Over a century later, some say that they have seen Jack the Bear’s ghost staggering through downtown Tacoma in late hours of the night before vanishing into the darkness, leaving witnesses perplexed by their anything-but-ordinary ghost sighting.
Fort Lewis
Also known for its haunted happenings is Fort Lewis at Joint Base McCord. While much of the fort was built after the turn of the 19th century, older areas were constructed in the mid-1800s with hopes to put hostility between settlers from the Oregon Trail and local Native Americans to rest. Some say to have heard the cries of Native Americans warriors who were forced to leave their land, while others have experienced paranormal activities of ghostly soldiers carrying our their duties. Employees have reported hearing songs of cadence sung at odd hours, among the sounds of marching of soldiers in grassy fields only to find nobody around.
The Washington State Ghost Society is certain that the level paranormal activity throughout Fort Lewis is significant, especially in the woods.

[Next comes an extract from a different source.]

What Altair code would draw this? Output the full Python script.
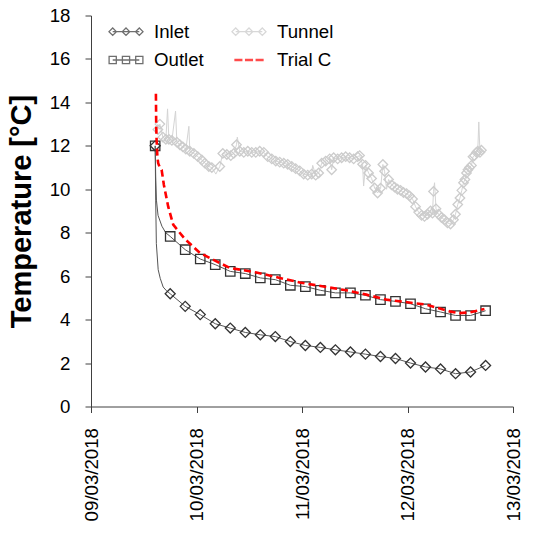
import altair as alt
import pandas as pd

FONT = "Liberation Sans"

# ---------------- data ----------------
marker_times = [
    "2018-03-09T14:36", "2018-03-09T18:01", "2018-03-09T21:26", "2018-03-10T00:51",
    "2018-03-10T04:16", "2018-03-10T07:41", "2018-03-10T11:06", "2018-03-10T14:31",
    "2018-03-10T17:56", "2018-03-10T21:21", "2018-03-11T00:46", "2018-03-11T04:11",
    "2018-03-11T07:36", "2018-03-11T11:01", "2018-03-11T14:26", "2018-03-11T17:51",
    "2018-03-11T21:16", "2018-03-12T00:41", "2018-03-12T04:06", "2018-03-12T07:31",
    "2018-03-12T10:56", "2018-03-12T14:21", "2018-03-12T17:46",
]
inlet_marker_temps = [12.0, 5.19, 4.61, 4.23, 3.81, 3.61, 3.41, 3.30, 3.22, 2.99, 2.81, 2.72,
                      2.61, 2.51, 2.41, 2.30, 2.21, 2.00, 1.82, 1.73, 1.51, 1.59, 1.89]
outlet_marker_temps = [12.0, 7.83, 7.22, 6.79, 6.53, 6.22, 6.12, 5.92, 5.84, 5.58, 5.52, 5.35,
                       5.23, 5.23, 5.12, 4.92, 4.84, 4.73, 4.50, 4.35, 4.19, 4.19, 4.41]

# steep start of the inlet / outlet records (between the first two markers)
inlet_start_times = ["2018-03-09T14:43", "2018-03-09T14:52", "2018-03-09T15:17",
                     "2018-03-09T15:45", "2018-03-09T16:25", "2018-03-09T17:10"]
inlet_start_temps = [9.5, 7.5, 6.3, 5.9, 5.5, 5.33]
outlet_start_times = ["2018-03-09T14:43", "2018-03-09T14:53", "2018-03-09T15:15",
                      "2018-03-09T16:08", "2018-03-09T17:00"]
outlet_start_temps = [10.6, 9.5, 8.8, 8.3, 8.0]

trial_times = [
    "2018-03-09T14:46", "2018-03-09T14:50", "2018-03-09T14:55", "2018-03-09T15:06",
    "2018-03-09T15:17", "2018-03-09T15:40", "2018-03-09T16:04", "2018-03-09T16:35",
    "2018-03-09T17:34", "2018-03-09T18:42", "2018-03-09T21:21", "2018-03-10T00:46",
    "2018-03-10T04:33", "2018-03-10T07:35", "2018-03-10T13:39", "2018-03-10T18:56",
    "2018-03-10T23:29", "2018-03-11T05:33", "2018-03-11T10:05", "2018-03-11T14:38",
    "2018-03-11T19:10", "2018-03-12T04:16", "2018-03-12T09:33", "2018-03-12T11:49",
    "2018-03-12T14:06", "2018-03-12T17:30",
]
trial_temps = [14.4, 13.0, 12.3, 11.5, 11.2, 11.0, 10.9, 10.2, 9.2, 8.37, 7.71, 7.07,
               6.68, 6.38, 6.17, 5.92, 5.71, 5.50, 5.35, 5.15, 4.92, 4.69, 4.38, 4.30,
               4.33, 4.49]

tunnel_times = [
    "2018-03-09T15:13", "2018-03-09T15:40", "2018-03-09T16:21", "2018-03-09T17:02",
    "2018-03-09T17:25", "2018-03-09T17:43", "2018-03-09T18:24", "2018-03-09T19:14",
    "2018-03-09T19:32", "2018-03-09T20:13", "2018-03-09T20:54", "2018-03-09T21:35",
    "2018-03-09T22:16", "2018-03-09T22:29", "2018-03-09T23:24", "2018-03-10T00:18",
    "2018-03-10T01:13", "2018-03-10T01:54", "2018-03-10T02:48", "2018-03-10T03:29",
    "2018-03-10T04:24", "2018-03-10T05:18", "2018-03-10T05:59", "2018-03-10T06:54",
    "2018-03-10T07:48", "2018-03-10T08:29", "2018-03-10T09:06", "2018-03-10T09:17",
    "2018-03-10T09:51", "2018-03-10T10:45", "2018-03-10T11:40", "2018-03-10T12:34",
    "2018-03-10T13:29", "2018-03-10T14:23", "2018-03-10T15:18", "2018-03-10T16:13",
    "2018-03-10T17:07", "2018-03-10T18:02", "2018-03-10T18:56", "2018-03-10T19:51",
    "2018-03-10T20:45", "2018-03-10T21:40", "2018-03-10T22:34", "2018-03-10T23:29",
    "2018-03-11T00:23", "2018-03-11T01:18", "2018-03-11T02:12", "2018-03-11T02:26",
    "2018-03-11T03:07", "2018-03-11T03:48", "2018-03-11T04:29", "2018-03-11T05:23",
    "2018-03-11T06:18", "2018-03-11T06:45", "2018-03-11T07:12", "2018-03-11T08:07",
    "2018-03-11T09:01", "2018-03-11T09:56", "2018-03-11T10:50", "2018-03-11T11:45",
    "2018-03-11T12:39", "2018-03-11T13:06", "2018-03-11T13:47", "2018-03-11T14:01",
    "2018-03-11T14:28", "2018-03-11T15:09", "2018-03-11T15:50", "2018-03-11T16:31",
    "2018-03-11T17:12", "2018-03-11T17:53", "2018-03-11T18:24", "2018-03-11T18:47",
    "2018-03-11T19:14", "2018-03-11T19:42", "2018-03-11T20:23", "2018-03-11T21:04",
    "2018-03-11T21:44", "2018-03-11T22:25", "2018-03-11T23:06", "2018-03-11T23:47",
    "2018-03-12T00:28", "2018-03-12T01:09", "2018-03-12T01:50", "2018-03-12T02:31",
    "2018-03-12T03:12", "2018-03-12T03:52", "2018-03-12T04:33", "2018-03-12T05:14",
    "2018-03-12T05:41", "2018-03-12T05:55", "2018-03-12T06:09", "2018-03-12T06:29",
    "2018-03-12T07:03", "2018-03-12T07:44", "2018-03-12T08:25", "2018-03-12T09:06",
    "2018-03-12T09:47", "2018-03-12T10:28", "2018-03-12T10:55", "2018-03-12T11:26",
    "2018-03-12T11:56", "2018-03-12T12:21", "2018-03-12T12:44", "2018-03-12T13:04",
    "2018-03-12T13:25", "2018-03-12T13:45", "2018-03-12T14:06", "2018-03-12T14:33",
    "2018-03-12T14:54", "2018-03-12T15:14", "2018-03-12T15:41", "2018-03-12T15:59",
    "2018-03-12T16:13", "2018-03-12T16:29", "2018-03-12T16:49",
]
tunnel_temps = [
    12.75, 13.0, 12.4, 12.3, 13.7, 12.3, 12.25, 13.6,
    12.17, 12.05, 11.95, 11.85, 12.9, 11.75, 11.65, 11.5,
    11.35, 11.2, 11.05, 11.0, 10.7, 11.05, 11.65, 11.6,
    11.55, 11.65, 12.05, 12.4, 11.75, 11.7, 11.75, 11.7,
    11.7, 11.75, 11.7, 11.5, 11.4, 11.3, 11.25, 11.2,
    11.15, 11.05, 10.95, 10.85, 10.7, 10.65, 10.7, 11.1,
    10.65, 10.75, 11.2, 11.3, 11.4, 10.9, 11.45, 11.4,
    11.45, 11.5, 11.45, 11.4, 11.5, 11.55, 11.15, 10.15,
    11.1, 10.75, 10.5, 10.06, 9.83, 10.05, 11.14, 10.83,
    10.0, 10.45, 10.2, 10.1, 10.0, 9.95, 9.85, 9.8,
    9.7, 9.55, 9.2, 8.95, 8.8, 8.75, 8.85, 9.0,
    8.9, 9.9, 10.3, 9.1, 8.85, 8.7, 8.6, 8.45,
    8.4, 8.6, 8.85, 9.3, 9.6, 9.95, 10.3, 10.45,
    10.75, 10.9, 11.0, 11.1, 11.5, 11.55, 11.7, 11.75,
    13.1, 11.7, 11.8,
]
# readings drawn with a marker (1) or only as a line spike (0)
tunnel_marked = [
    1, 1, 1, 1, 0, 1, 1, 0,
    1, 1, 1, 1, 0, 1, 1, 1,
    1, 1, 1, 1, 0, 1, 1, 1,
    1, 1, 1, 0, 1, 1, 1, 1,
    1, 1, 1, 1, 1, 1, 1, 1,
    1, 1, 1, 1, 1, 1, 1, 0,
    1, 1, 1, 1, 1, 1, 1, 1,
    1, 1, 1, 1, 1, 1, 1, 0,
    1, 1, 1, 1, 1, 1, 1, 1,
    0, 1, 1, 1, 1, 1, 1, 1,
    1, 1, 1, 1, 1, 1, 1, 1,
    1, 1, 0, 1, 1, 1, 1, 1,
    1, 1, 1, 1, 1, 1, 1, 1,
    1, 1, 1, 1, 1, 1, 1, 1,
    0, 1, 1,
]

y_ticks = [0, 2, 4, 6, 8, 10, 12, 14, 16, 18]
tick_days = [9, 10, 11, 12, 13]

# legend entries, filled column by column (Inlet/Outlet | Tunnel/Trial C)
legend_order = ["Inlet", "Outlet", "Tunnel", "Trial C"]
legend_colors = ["#333333", "#333333", "#c8c8c8", "#ff0000"]


# ---------------- legend symbols (SVG paths, unit = 10 px) ----------------
def diamonds():
    p = "M-1.33,0H1.33"
    for c in (-1.33, 0.0, 1.33):
        p += f"M{c-0.37:.2f},0L{c:.2f},-0.37L{c+0.37:.2f},0L{c:.2f},0.37Z"
    return p


def squares():
    p = "M-1.33,0H1.33"
    for c in (-1.33, 0.0, 1.33):
        p += f"M{c-0.36:.2f},-0.36H{c+0.36:.2f}V0.36H{c-0.36:.2f}Z"
    return p


def dashes():
    p = ""
    for a, b in ((-1.4, -0.72), (-0.34, 0.34), (0.72, 1.4)):
        p += f"M{a},-0.07H{b}V0.07H{a}Z"
    return p


legend_shapes = [diamonds(), squares(), diamonds(), dashes()]

# ---------------- tables ----------------
inlet_line = pd.DataFrame({
    "time": inlet_start_times + marker_times,
    "temp": inlet_start_temps + inlet_marker_temps,
}).sort_values("time")
outlet_line = pd.DataFrame({
    "time": outlet_start_times + marker_times,
    "temp": outlet_start_temps + outlet_marker_temps,
}).sort_values("time")
inlet_pts = pd.DataFrame({"time": marker_times, "temp": inlet_marker_temps})
outlet_pts = pd.DataFrame({"time": marker_times, "temp": outlet_marker_temps})
tunnel = pd.DataFrame({"time": tunnel_times, "temp": tunnel_temps, "marked": tunnel_marked})
trial = pd.DataFrame({"time": trial_times, "temp": trial_temps})
legend_df = pd.DataFrame({"series": legend_order,
                          "time": [marker_times[0]] * 4,
                          "temp": [inlet_marker_temps[0]] * 4})


def dt(d):
    return alt.DateTime(year=2018, month=3, date=d)


x_enc = alt.X(
    "time:T",
    scale=alt.Scale(domain=[dt(9), dt(13)]),
    axis=alt.Axis(values=[dt(d) for d in tick_days], format="%d/%m/%Y", labelAngle=270,
                  title=None, grid=False, tickSize=6, labelPadding=15,
                  labelFontSize=18.67),
)
y_enc = alt.Y(
    "temp:Q",
    scale=alt.Scale(domain=[0, 18], nice=False),
    axis=alt.Axis(values=y_ticks, title="Temperature [°C]", grid=False, tickSize=6,
                  labelPadding=15, labelFontSize=18.67, titleFontSize=29,
                  titleFontWeight="bold", titlePadding=13),
)

tunnel_line_l = alt.Chart(tunnel).mark_line(color="#d4d4d4", strokeWidth=1).encode(x=x_enc, y=y_enc)
tunnel_pts_l = alt.Chart(tunnel).transform_filter("datum.marked == 1").mark_point(
    shape="diamond", filled=False, color="#cccccc", size=90, strokeWidth=1.3, opacity=1
).encode(x=x_enc, y=y_enc)

inlet_line_l = alt.Chart(inlet_line).mark_line(color="#555555", strokeWidth=1).encode(x=x_enc, y=y_enc)
inlet_pts_l = alt.Chart(inlet_pts).mark_point(
    shape="diamond", filled=False, color="#333333", size=100, strokeWidth=1.3, opacity=1
).encode(x=x_enc, y=y_enc)

outlet_line_l = alt.Chart(outlet_line).mark_line(color="#555555", strokeWidth=1).encode(x=x_enc, y=y_enc)
outlet_pts_l = alt.Chart(outlet_pts).mark_point(
    shape="square", filled=False, color="#333333", size=88, strokeWidth=1.3, opacity=1
).encode(x=x_enc, y=y_enc)

trial_l = alt.Chart(trial).mark_line(color="#ff0000", strokeWidth=2.6, strokeDash=[7, 4]).encode(
    x=x_enc, y=y_enc)

legend_props = dict(title=None, orient="none", legendX=24, legendY=5, columns=2,
                    symbolSize=400, symbolStrokeWidth=1.3, labelFontSize=18.67,
                    labelFont=FONT, labelColor="#000000", labelOffset=17,
                    columnPadding=25, rowPadding=7.5, padding=0)

legend_l = alt.Chart(legend_df).transform_filter("false").mark_point(filled=False).encode(
    x=x_enc, y=y_enc,
    color=alt.Color("series:N", scale=alt.Scale(domain=legend_order, range=legend_colors),
                    legend=alt.Legend(**legend_props)),
    shape=alt.Shape("series:N", scale=alt.Scale(domain=legend_order, range=legend_shapes),
                    legend=alt.Legend(**legend_props)),
)

chart = alt.layer(
    inlet_line_l, inlet_pts_l, tunnel_line_l, tunnel_pts_l,
    outlet_line_l, outlet_pts_l, trial_l, legend_l,
).properties(
    width=422, height=391,
    autosize=alt.AutoSizeParams(type="none"),
    padding={"left": 91, "top": 15.5, "right": 23, "bottom": 129.5},
    background="white",
).configure_view(stroke=None).configure_axis(
    domainColor="#404040", tickColor="#404040", labelColor="#000000", titleColor="#000000",
    labelFont=FONT, titleFont=FONT, domainWidth=1, tickWidth=1,
)

chart.save("out.html", embed_options={"renderer": "svg", "actions": False})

For decades rumors have circulated that an angry spirit haunts the historic Fort Lewis Military Museum, formerly known as the Red Shied Inn. But in 1927, a tragedy occurred in that very building. While filming a scene at the inn for a silent western movie, The Patent Leather Kid, a worker was mysteriously murdered upstairs in one of the rooms. For years after the murder, visitors reported seeing and hearing the ghost of an angry and emotional cowboy. The sightings became so frequent that building management brought in a group of priests to perform an exorcism. Legend has it that during the exorcism the cowboy’s ghost appeared and was upset due to the nature of his death. The priests gave him permission to cross over to the next life, when the cowboy stopped crying and faded away.